House Republicans pass short-term spending bill, moves to the Senate
he measure passed the House on mostly party line 230-197 vote.
by LEIGH ANN CALDWELL
WASHINGTON — House Republicans overcame a major obstacle late Thursday when the most conservative wing of the conference announced its support for the short-term spending measure to avoid a government shutdown. The measure passed the House on mostly party line 230-197 vote.
The 11th-hour development paves the way for passage of the stop-gap government funding bill that would fund the government for an additional six weeks ahead of a Friday deadline. But the fate of the measure is uncertain in the Senate where at least six Republican senators have come against the measure.
House passage was secured late Thursday when Rep. Mark Meadows, R-N.C., chairman of the House Freedom Caucus, announced his support for the legislation after securing promises from GOP leaders on conservative-backed measures involving immigration and the military.
The Freedom Caucus members were the final hold-outs, putting the measure in jeopardy. The White House had been pressuring Meadows and the Freedom Caucus to come on board, including one more last-ditch call by President Donald Trump to Meadows Thursday afternoon. Trump's call combined with House Speaker Paul Ryan's last-minute promises to hold a vote to increase military spending by $80 billion and hold a vote on a conservative immigration bill if enough support to pass it is obtained.
After the House vote, Ryan called on Senate Democrats, who want a deal on DACA, or Deferred Action for Childhood Arrivals, to act.
"Senate Democrats are treating their men and women in the military as a bargaining chip," Ryan said.
But Senate Democrats aren't the only concern. Republican leaders' efforts to avoid a government shutdown continue to be met with stiff resistance. A senior Democratic aide tells NBC News that they have the votes to block it.
Senate Majority Leader Mitch McConnell sent an email to his 50 Republican members blaming Democrats for being “irresponsible” in their threats to vote against the stopgap bill and urging his colleagues to not join them.
“This is an irresponsible position to take as everything from pay for our military to processing social security checks will be affected. I hope not a single Republican is inclined to join them,” McConnell wrote. “ I know we are all frustrated by the pace of negotiations on spending, but joining Democrats to shut down the government plays right into the Democrats hand. We are strongest when we stick together — that will produce the best spending deal and the best DACA deal — one that has a chance of being enacted into law.”
The email comes as at least six Republicans said they won’t support the temporary spending measure, threatening to derail it in the Senate.
This would be the fourth short-term spending bill since the fiscal year began in October, and some Republicans are pushing for longer-term planning.
Sen.
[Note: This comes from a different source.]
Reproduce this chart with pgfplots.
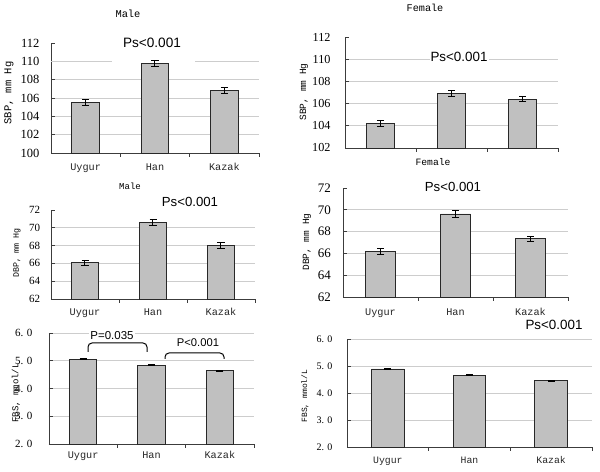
\documentclass[border=0pt]{standalone}
\usepackage{pgfplots}
\pgfplotsset{compat=1.18}
\usepackage{fontspec}
\setmainfont{Liberation Serif}
\newfontfamily\serf{Liberation Serif}
\newfontfamily\monof{Liberation Mono}
\newfontfamily\sansf{Liberation Sans}
\definecolor{barfill}{RGB}{192,192,192}
\definecolor{baredge}{RGB}{40,40,40}
\definecolor{gridc}{RGB}{205,205,205}
\definecolor{axc}{RGB}{60,60,60}
\newcommand{\fs}[1]{\fontsize{#1bp}{#1bp}\selectfont}
\pgfplotsset{
  panel/.style={
    scale only axis, clip=false, anchor=south west,
    axis x line*=bottom, axis y line*=left,
    axis line style={axc, line width=0.8bp},
    xmin=-0.5, xmax=2.5,
    xtick={0.5,1.5,2.5}, xticklabels={,,},
    extra x ticks={0,1,2}, extra x tick labels={Uygur,Han,Kazak},
    extra x tick style={major tick length=0pt},
    xticklabel style={font=\monof\fs{10.2}, anchor=base, text=black!85},
    tick align=inside, major tick length=4bp,
    tick style={axc, line width=0.6bp},
    ymajorgrids, grid style={gridc, line width=0.9bp},
    extra y tick style={grid=none},
    ybar, bar width=0.4,
  },
  bars/.style={fill=barfill, draw=baredge, line width=0.8bp,
    error bars/.cd, y dir=both, y explicit,
    error bar style={black, line width=1bp},
    error mark=-,
    error mark options={black, line width=1bp, mark size=3.5bp, rotate=90}},
}
\begin{document}
\begin{tikzpicture}
\path (0bp,0bp) rectangle (600bp,470bp);

% ---------- Male SBP ----------
\begin{axis}[panel, at={(51bp,317bp)}, width=208bp, height=110bp,
  ymin=100, ymax=112, ytick={100,102,...,108}, yticklabels={100,102,104,106,108},
  extra y ticks={110,112}, extra y tick labels={110,112},
  yticklabel style={font=\serf\fs{12.5}, xshift=-8bp},
  xticklabel style={yshift=-18bp}]
\draw[gridc, line width=0.9bp] (axis cs:-0.5,110) -- (axis cs:0.38,110);
\draw[gridc, line width=0.9bp] (axis cs:1.58,110) -- (axis cs:2.5,110);
\addplot[bars] coordinates {(0,105.5) +- (0,0.33) (1,109.75) +- (0,0.33) (2,106.8) +- (0,0.33)};
\end{axis}

% ---------- Female SBP ----------
\begin{axis}[panel, at={(345bp,322bp)}, width=213bp, height=111bp,
  ymin=102, ymax=112, ytick={102,104,...,110}, yticklabels={102,104,106,108,110},
  extra y ticks={112}, extra y tick labels={112},
  yticklabel style={font=\serf\fs{12.2}, xshift=-11bp},
  extra x tick labels={,,}]
\addplot[bars] coordinates {(0,104.22) +- (0,0.26) (1,106.9) +- (0,0.3) (2,106.4) +- (0,0.25)};
\end{axis}

% ---------- Male DBP ----------
\begin{axis}[panel, at={(51bp,171bp)}, width=204bp, height=89bp,
  ymin=62, ymax=72, ytick={62,64,...,70}, yticklabels={62,64,66,68,70},
  extra y ticks={72}, extra y tick labels={72},
  yticklabel style={font=\serf\fs{11}, xshift=-7.3bp},
  xticklabel style={yshift=-17bp}]
\addplot[bars] coordinates {(0,66.08) +- (0,0.3) (1,70.6) +- (0,0.3) (2,68.02) +- (0,0.3)};
\end{axis}

% ---------- Female DBP ----------
\begin{axis}[panel, at={(343bp,173bp)}, width=225bp, height=109bp,
  ymin=62, ymax=72, ytick={62,64,...,70}, yticklabels={62,64,66,68,70},
  extra y ticks={72}, extra y tick labels={72},
  yticklabel style={font=\serf\fs{13}, xshift=-8.7bp},
  xticklabel style={yshift=-19bp}]
\addplot[bars] coordinates {(0,66.2) +- (0,0.28) (1,69.62) +- (0,0.3) (2,67.35) +- (0,0.24)};
\end{axis}

% ---------- Male FBS ----------
\begin{axis}[panel, at={(49bp,26bp)}, width=205bp, height=111bp,
  ymin=2, ymax=6, ytick={2,3,4,5,6}, yticklabels={2. 0,3. 0,4. 0,5. 0,6. 0},
  yticklabel style={font=\serf\fs{11}, xshift=-13bp},
  xticklabel style={yshift=-15bp}]
\addplot[bars] coordinates {(0,5.06) +- (0,0.025) (1,4.845) +- (0,0.025) (2,4.64) +- (0,0.025)};
\end{axis}

% ---------- Female FBS ----------
\begin{axis}[panel, at={(347bp,23bp)}, width=245bp, height=108bp,
  ymin=2, ymax=6, ytick={2,3,4,5,6}, yticklabels={2. 0,3. 0,4. 0,5. 0,6. 0},
  yticklabel style={font=\serf\fs{10}, xshift=-11bp},
  xticklabel style={yshift=-17bp, font=\monof\fs{9.8}}]
\addplot[bars] coordinates {(0,4.89) +- (0,0.025) (1,4.66) +- (0,0.025) (2,4.45) +- (0,0.025)};
\end{axis}

% ---------- titles ----------
\node[font=\monof\fs{10.4}] at (128bp,456bp) {Male};
\node[font=\monof\fs{10.2}] at (425bp,462bp) {Female};
\node[font=\monof\fs{9}] at (130bp,284bp) {Male};
\node[font=\monof\fs{9.7}] at (433bp,308bp) {Female};

% ---------- y labels ----------
\node[font=\monof\fs{10.5}, rotate=90] at (9bp,377bp) {SBP, mm Hg};
\node[font=\monof\fs{9.5}, rotate=90] at (304bp,378bp) {SBP, mm Hg};
\node[font=\monof\fs{8.3}, rotate=90] at (17bp,217bp) {DBP, mm Hg};
\node[font=\monof\fs{9.5}, rotate=90] at (307bp,228bp) {DBP, mm Hg};
\node[font=\monof\fs{9}, rotate=90] at (16bp,77bp) {FBS, mmol/L};
\node[font=\monof\fs{8}, rotate=90] at (305bp,74bp) {FBS, mmol/L};

% ---------- P values ----------
\node[font=\sansf\fs{13.6}] at (152bp,427bp) {Ps<0.001};
\node[font=\sansf\fs{13.4}, fill=white, inner sep=1bp] at (459bp,413bp) {Ps<0.001};
\node[font=\sansf\fs{13.2}] at (190bp,268bp) {Ps<0.001};
\node[font=\sansf\fs{13.2}] at (453bp,283bp) {Ps<0.001};
\node[font=\sansf\fs{13.4}, fill=white, inner sep=1bp] at (554bp,145bp) {Ps<0.001};
\node[font=\sansf\fs{11.5}, fill=white, inner sep=1bp] at (112bp,134bp) {P=0.035};
\node[font=\sansf\fs{11.2}] at (198bp,127bp) {P<0.001};
\draw[black, line width=1bp, rounded corners=4bp] (88bp,118bp) -- (88bp,127bp) -- (147bp,127bp) -- (147bp,118bp);
\draw[black, line width=1bp, rounded corners=4bp] (165bp,111bp) -- (165bp,117bp) -- (224bp,117bp) -- (224bp,111bp);
\end{tikzpicture}
\end{document}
Lindsey Graham, R-S.C., is one of those senators who said he’d oppose the spending measure.
“I think we’re not going to get a (continuing resolution) through the Congress until we have a pathway forward to increase defense spending, deal with immigration, CHIP and everything else.”
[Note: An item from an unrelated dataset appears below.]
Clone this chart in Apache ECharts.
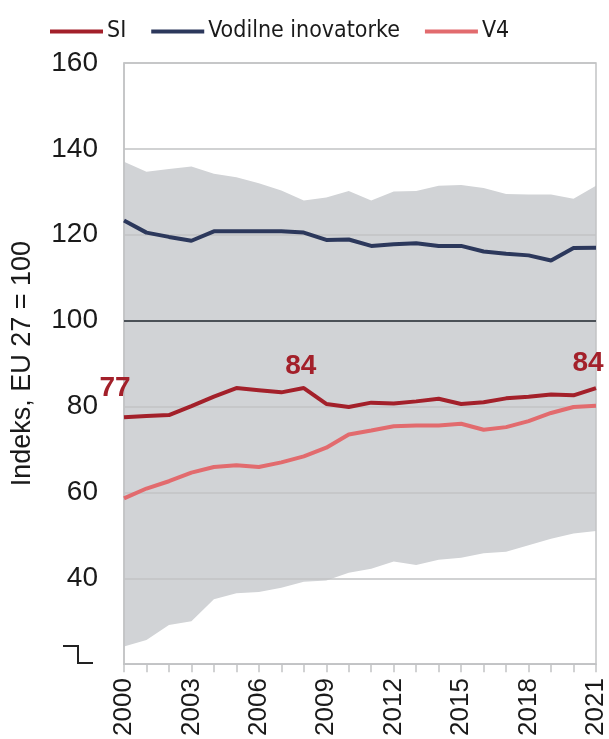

CHIP is the health insurance program for low-income children that is extended for six years in this proposed spending measure.
Earlier in the day, President Donald Trump caused confusion over the bill when he tweeted that the CHIP extension should not be included in a short-term measure, throwing the whole effort into doubt. The White House later clarified the president's comments, saying that he supports the continuing resolution being proposed in the House.
Many Democrats have said they want a deal on the fate of undocumented immigrants whose DACA status is due to expire in March before they support another spending bill. Leaders of both parties in the House and the Senate continue to meet to discuss a path forward on the Deferred Action for Childhood Arrivals, or DACA, program, but a deal by Friday seems unlikely.
Sen. Jerry Moran, R-Kan., proposed passing an even shorter stop-gap measure, perhaps just one week, and keep the Senate in session until they reach a deal on DACA and how to move forward on spending.
While rank-and-file members indicated it’s an idea they’d support, McConnell has given no indication he’d entertain the idea.